DIRECTIONS FOR THIS TASK — Output the full material exactly as it appears here.

DATA —
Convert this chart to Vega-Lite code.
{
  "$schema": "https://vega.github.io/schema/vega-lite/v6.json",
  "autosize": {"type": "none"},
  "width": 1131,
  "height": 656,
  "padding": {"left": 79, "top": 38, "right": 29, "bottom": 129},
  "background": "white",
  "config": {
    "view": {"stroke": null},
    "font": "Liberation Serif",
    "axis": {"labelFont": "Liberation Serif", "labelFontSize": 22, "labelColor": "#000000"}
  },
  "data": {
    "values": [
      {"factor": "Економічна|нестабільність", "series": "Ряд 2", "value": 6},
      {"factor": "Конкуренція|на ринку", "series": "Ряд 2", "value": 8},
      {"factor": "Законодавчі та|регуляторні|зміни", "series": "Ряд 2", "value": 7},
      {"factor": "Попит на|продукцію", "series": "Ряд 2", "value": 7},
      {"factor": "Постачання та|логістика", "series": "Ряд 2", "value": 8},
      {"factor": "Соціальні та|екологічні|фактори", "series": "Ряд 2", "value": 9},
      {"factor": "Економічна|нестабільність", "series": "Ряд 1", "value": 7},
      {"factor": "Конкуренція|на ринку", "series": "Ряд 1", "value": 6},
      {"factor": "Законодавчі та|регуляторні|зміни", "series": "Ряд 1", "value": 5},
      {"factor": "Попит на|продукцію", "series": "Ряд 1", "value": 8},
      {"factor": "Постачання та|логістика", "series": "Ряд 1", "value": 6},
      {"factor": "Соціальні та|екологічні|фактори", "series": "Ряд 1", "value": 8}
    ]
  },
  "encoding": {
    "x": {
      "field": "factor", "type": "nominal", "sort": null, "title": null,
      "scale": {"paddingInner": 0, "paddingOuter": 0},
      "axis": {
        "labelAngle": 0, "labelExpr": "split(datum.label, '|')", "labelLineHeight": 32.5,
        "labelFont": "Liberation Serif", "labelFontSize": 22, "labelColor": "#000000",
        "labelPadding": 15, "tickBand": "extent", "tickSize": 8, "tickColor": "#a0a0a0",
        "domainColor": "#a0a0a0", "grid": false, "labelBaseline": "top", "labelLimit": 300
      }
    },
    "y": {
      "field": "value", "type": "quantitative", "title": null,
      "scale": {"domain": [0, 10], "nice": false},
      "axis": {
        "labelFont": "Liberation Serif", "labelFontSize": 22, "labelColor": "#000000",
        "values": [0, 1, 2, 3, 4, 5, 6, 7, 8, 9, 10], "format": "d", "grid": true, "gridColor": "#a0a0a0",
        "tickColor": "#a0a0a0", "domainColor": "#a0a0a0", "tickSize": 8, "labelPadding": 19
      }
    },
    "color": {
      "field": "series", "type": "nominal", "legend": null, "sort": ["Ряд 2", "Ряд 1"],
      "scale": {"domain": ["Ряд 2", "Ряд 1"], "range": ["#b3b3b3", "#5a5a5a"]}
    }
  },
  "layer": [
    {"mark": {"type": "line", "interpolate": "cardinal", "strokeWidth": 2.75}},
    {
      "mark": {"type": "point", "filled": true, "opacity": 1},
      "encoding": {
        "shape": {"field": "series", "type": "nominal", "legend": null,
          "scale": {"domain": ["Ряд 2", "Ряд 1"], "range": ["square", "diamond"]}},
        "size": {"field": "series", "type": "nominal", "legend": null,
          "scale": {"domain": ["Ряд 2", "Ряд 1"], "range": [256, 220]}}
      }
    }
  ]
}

ANSWER FOR THIS EXERCISE —
Convert this chart to Vega-Lite code.
{
  "$schema": "https://vega.github.io/schema/vega-lite/v6.json",
  "autosize": {"type": "none"},
  "width": 1131,
  "height": 656,
  "padding": {"left": 79, "top": 38, "right": 29, "bottom": 129},
  "background": "white",
  "config": {
    "view": {"stroke": null},
    "font": "Liberation Serif",
    "axis": {"labelFont": "Liberation Serif", "labelFontSize": 22, "labelColor": "#000000"}
  },
  "data": {
    "values": [
      {"factor": "Економічна|нестабільність", "series": "Ряд 2", "value": 6},
      {"factor": "Конкуренція|на ринку", "series": "Ряд 2", "value": 8},
      {"factor": "Законодавчі та|регуляторні|зміни", "series": "Ряд 2", "value": 7},
      {"factor": "Попит на|продукцію", "series": "Ряд 2", "value": 7},
      {"factor": "Постачання та|логістика", "series": "Ряд 2", "value": 8},
      {"factor": "Соціальні та|екологічні|фактори", "series": "Ряд 2", "value": 9},
      {"factor": "Економічна|нестабільність", "series": "Ряд 1", "value": 7},
      {"factor": "Конкуренція|на ринку", "series": "Ряд 1", "value": 6},
      {"factor": "Законодавчі та|регуляторні|зміни", "series": "Ряд 1", "value": 5},
      {"factor": "Попит на|продукцію", "series": "Ряд 1", "value": 8},
      {"factor": "Постачання та|логістика", "series": "Ряд 1", "value": 6},
      {"factor": "Соціальні та|екологічні|фактори", "series": "Ряд 1", "value": 8}
    ]
  },
  "encoding": {
    "x": {
      "field": "factor", "type": "nominal", "sort": null, "title": null,
      "scale": {"paddingInner": 0, "paddingOuter": 0},
      "axis": {
        "labelAngle": 0, "labelExpr": "split(datum.label, '|')", "labelLineHeight": 32.5,
        "labelFont": "Liberation Serif", "labelFontSize": 22, "labelColor": "#000000",
        "labelPadding": 15, "tickBand": "extent", "tickSize": 8, "tickColor": "#a0a0a0",
        "domainColor": "#a0a0a0", "grid": false, "labelBaseline": "top", "labelLimit": 300
      }
    },
    "y": {
      "field": "value", "type": "quantitative", "title": null,
      "scale": {"domain": [0, 10], "nice": false},
      "axis": {
        "labelFont": "Liberation Serif", "labelFontSize": 22, "labelColor": "#000000",
        "values": [0, 1, 2, 3, 4, 5, 6, 7, 8, 9, 10], "format": "d", "grid": true, "gridColor": "#a0a0a0",
        "tickColor": "#a0a0a0", "domainColor": "#a0a0a0", "tickSize": 8, "labelPadding": 19
      }
    },
    "color": {
      "field": "series", "type": "nominal", "legend": null, "sort": ["Ряд 2", "Ряд 1"],
      "scale": {"domain": ["Ряд 2", "Ряд 1"], "range": ["#b3b3b3", "#5a5a5a"]}
    }
  },
  "layer": [
    {"mark": {"type": "line", "interpolate": "cardinal", "strokeWidth": 2.75}},
    {
      "mark": {"type": "point", "filled": true, "opacity": 1},
      "encoding": {
        "shape": {"field": "series", "type": "nominal", "legend": null,
          "scale": {"domain": ["Ряд 2", "Ряд 1"], "range": ["square", "diamond"]}},
        "size": {"field": "series", "type": "nominal", "legend": null,
          "scale": {"domain": ["Ряд 2", "Ряд 1"], "range": [256, 220]}}
      }
    }
  ]
}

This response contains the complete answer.